## START Input material

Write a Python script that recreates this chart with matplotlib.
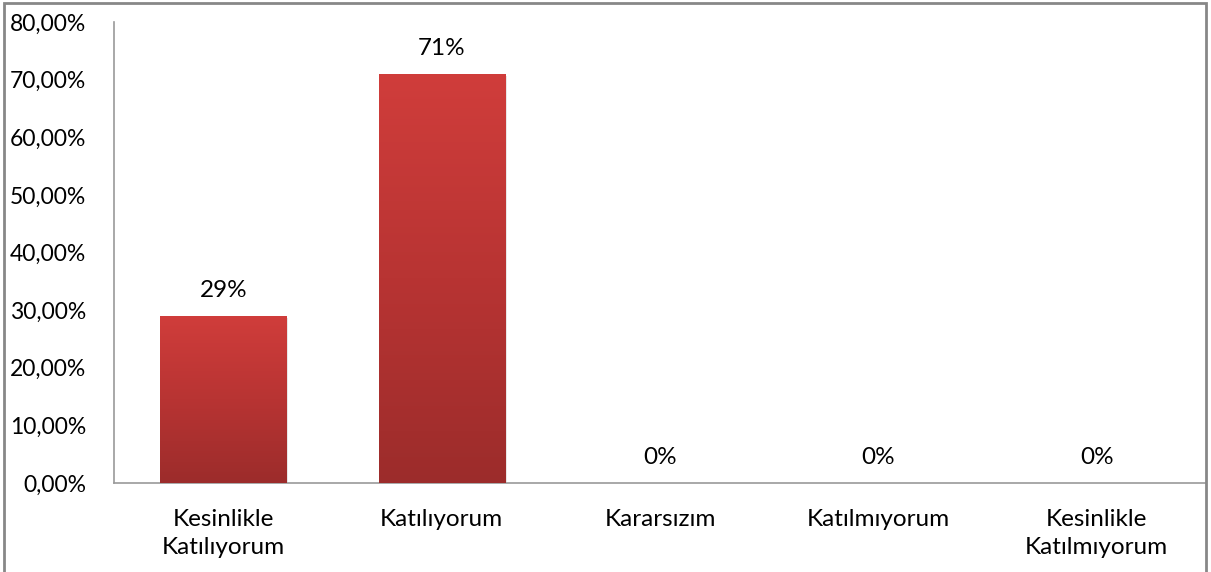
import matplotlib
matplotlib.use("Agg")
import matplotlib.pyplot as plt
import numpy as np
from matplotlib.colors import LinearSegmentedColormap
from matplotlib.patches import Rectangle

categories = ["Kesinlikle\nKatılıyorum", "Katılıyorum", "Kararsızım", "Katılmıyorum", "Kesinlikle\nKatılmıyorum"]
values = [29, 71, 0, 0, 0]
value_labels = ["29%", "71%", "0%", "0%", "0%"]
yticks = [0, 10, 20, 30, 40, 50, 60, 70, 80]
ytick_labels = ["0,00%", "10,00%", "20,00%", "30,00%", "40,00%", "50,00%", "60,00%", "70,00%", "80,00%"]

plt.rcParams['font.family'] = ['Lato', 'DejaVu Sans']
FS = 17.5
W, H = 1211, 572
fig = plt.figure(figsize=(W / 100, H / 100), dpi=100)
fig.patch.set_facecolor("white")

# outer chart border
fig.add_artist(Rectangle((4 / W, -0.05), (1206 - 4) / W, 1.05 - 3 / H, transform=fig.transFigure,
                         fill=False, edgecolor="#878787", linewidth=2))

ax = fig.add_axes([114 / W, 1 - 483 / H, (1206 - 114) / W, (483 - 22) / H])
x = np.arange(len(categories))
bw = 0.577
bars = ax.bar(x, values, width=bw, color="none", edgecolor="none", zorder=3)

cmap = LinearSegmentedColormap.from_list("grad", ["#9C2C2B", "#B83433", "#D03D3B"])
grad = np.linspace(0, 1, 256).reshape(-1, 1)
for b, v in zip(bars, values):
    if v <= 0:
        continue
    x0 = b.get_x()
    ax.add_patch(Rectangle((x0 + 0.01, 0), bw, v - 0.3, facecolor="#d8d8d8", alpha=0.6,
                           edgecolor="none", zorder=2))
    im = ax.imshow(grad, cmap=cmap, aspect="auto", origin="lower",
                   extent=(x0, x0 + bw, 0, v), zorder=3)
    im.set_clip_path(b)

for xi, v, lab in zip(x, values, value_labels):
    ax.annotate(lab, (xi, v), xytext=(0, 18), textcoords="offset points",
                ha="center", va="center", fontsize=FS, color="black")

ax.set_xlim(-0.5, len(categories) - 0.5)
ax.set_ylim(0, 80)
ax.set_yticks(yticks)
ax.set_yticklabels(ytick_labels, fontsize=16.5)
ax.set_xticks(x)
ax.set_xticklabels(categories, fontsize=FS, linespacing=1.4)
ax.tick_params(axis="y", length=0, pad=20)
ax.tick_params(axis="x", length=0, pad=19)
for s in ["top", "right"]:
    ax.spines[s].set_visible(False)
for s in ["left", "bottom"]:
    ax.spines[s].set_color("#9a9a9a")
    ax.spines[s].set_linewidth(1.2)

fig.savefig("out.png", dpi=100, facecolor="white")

## END Input material
## START Input material

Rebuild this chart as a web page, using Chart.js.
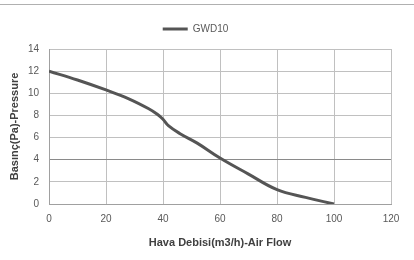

## END Input material
## START Input material

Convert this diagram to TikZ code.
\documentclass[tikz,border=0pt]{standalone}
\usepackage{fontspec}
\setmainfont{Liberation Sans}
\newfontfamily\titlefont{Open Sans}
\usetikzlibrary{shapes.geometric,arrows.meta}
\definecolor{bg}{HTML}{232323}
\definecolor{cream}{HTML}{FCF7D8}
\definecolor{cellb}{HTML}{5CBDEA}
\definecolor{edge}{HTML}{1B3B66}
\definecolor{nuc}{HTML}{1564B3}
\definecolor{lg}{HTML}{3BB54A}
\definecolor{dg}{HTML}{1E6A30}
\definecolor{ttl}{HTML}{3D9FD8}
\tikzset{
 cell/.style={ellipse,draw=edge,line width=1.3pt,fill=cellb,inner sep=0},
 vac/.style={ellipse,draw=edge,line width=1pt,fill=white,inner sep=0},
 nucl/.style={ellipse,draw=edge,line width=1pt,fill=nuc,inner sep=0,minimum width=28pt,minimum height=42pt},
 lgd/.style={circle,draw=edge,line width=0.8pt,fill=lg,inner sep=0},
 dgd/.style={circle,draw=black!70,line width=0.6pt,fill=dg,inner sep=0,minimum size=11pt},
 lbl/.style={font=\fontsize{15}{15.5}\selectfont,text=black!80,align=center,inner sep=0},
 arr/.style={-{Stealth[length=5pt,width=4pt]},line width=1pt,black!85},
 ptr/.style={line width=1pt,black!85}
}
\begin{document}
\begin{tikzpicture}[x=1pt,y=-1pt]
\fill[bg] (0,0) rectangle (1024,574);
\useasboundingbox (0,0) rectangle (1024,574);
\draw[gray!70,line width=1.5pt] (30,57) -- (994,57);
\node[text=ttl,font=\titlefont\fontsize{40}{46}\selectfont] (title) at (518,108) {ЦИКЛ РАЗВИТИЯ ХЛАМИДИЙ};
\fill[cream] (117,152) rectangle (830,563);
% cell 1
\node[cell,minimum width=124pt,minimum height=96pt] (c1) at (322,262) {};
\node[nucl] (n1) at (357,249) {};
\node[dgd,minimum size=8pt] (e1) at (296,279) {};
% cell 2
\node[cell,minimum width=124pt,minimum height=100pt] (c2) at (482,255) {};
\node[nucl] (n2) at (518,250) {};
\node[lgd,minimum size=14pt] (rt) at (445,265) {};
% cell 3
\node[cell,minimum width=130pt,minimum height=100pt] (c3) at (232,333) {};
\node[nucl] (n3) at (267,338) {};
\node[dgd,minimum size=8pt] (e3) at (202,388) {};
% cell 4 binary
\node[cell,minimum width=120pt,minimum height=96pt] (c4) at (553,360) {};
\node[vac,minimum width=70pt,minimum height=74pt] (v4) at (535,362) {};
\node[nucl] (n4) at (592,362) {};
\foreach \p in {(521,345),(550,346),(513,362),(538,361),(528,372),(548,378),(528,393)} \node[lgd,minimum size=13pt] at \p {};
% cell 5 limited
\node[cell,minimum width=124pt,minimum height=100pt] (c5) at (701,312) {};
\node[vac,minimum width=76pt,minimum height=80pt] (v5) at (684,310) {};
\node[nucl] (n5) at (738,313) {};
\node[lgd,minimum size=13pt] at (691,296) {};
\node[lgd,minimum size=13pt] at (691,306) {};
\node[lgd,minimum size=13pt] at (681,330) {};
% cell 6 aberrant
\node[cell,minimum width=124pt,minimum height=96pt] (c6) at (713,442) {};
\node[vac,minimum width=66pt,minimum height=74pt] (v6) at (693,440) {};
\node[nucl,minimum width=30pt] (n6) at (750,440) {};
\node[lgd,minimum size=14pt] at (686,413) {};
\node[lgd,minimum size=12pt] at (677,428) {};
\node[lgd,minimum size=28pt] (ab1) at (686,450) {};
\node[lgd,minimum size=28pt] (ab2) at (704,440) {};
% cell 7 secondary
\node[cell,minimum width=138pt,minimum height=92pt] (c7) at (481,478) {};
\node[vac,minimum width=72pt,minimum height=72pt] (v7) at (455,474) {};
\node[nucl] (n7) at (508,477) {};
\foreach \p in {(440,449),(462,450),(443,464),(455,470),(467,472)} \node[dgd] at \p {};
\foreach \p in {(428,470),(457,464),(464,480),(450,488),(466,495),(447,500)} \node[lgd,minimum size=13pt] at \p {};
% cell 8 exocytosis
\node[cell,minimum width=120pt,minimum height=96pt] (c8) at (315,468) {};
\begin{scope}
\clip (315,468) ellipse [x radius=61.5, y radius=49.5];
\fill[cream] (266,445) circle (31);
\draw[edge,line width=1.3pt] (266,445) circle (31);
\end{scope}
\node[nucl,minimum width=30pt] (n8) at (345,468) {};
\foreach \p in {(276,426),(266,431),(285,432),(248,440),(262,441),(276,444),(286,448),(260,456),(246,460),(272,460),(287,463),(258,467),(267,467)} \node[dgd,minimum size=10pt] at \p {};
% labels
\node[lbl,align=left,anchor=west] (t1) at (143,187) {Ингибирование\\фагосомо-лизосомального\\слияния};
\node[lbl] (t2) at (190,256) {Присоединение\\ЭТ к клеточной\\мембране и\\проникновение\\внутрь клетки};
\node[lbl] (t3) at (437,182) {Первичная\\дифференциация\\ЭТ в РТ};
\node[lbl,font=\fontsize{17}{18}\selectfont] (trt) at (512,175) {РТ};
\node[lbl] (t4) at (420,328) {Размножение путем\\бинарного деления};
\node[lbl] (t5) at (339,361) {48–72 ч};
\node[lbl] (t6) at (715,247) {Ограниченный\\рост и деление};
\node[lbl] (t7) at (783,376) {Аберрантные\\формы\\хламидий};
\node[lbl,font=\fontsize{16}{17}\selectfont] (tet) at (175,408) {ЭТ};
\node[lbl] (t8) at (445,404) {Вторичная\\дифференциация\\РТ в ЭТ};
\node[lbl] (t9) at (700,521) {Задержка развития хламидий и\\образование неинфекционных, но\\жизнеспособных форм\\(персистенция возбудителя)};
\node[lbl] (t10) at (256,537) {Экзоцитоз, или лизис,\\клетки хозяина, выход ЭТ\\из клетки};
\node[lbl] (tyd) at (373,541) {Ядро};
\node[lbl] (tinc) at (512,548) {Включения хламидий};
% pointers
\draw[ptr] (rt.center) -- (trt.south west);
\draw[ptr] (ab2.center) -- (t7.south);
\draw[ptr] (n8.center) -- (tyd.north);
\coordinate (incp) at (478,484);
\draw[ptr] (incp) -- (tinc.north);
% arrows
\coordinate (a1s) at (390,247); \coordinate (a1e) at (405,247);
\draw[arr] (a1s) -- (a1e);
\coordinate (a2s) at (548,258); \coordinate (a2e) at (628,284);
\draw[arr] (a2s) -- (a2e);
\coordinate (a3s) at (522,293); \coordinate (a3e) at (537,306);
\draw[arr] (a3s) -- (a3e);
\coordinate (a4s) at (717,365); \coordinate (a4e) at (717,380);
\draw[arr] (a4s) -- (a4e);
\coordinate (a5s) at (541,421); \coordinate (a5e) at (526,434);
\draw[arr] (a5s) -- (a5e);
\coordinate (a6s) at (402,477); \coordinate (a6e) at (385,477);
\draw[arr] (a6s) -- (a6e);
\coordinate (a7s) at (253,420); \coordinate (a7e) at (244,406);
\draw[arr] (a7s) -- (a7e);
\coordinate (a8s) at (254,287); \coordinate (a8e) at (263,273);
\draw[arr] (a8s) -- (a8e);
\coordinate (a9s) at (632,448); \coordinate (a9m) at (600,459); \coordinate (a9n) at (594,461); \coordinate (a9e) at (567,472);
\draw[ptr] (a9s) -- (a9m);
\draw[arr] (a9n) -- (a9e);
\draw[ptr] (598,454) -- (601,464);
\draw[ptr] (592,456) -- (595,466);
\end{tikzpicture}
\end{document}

## END Input material

» What the exercise asks: Using the entries above, write out exactly the lines from the one with "Write a Python" through the one with "from matplotlib.patches import Rectangle", ends included. Leave out any pictures.

» Solution below:
Write a Python script that recreates this chart with matplotlib.
import matplotlib
matplotlib.use("Agg")
import matplotlib.pyplot as plt
import numpy as np
from matplotlib.colors import LinearSegmentedColormap
from matplotlib.patches import Rectangle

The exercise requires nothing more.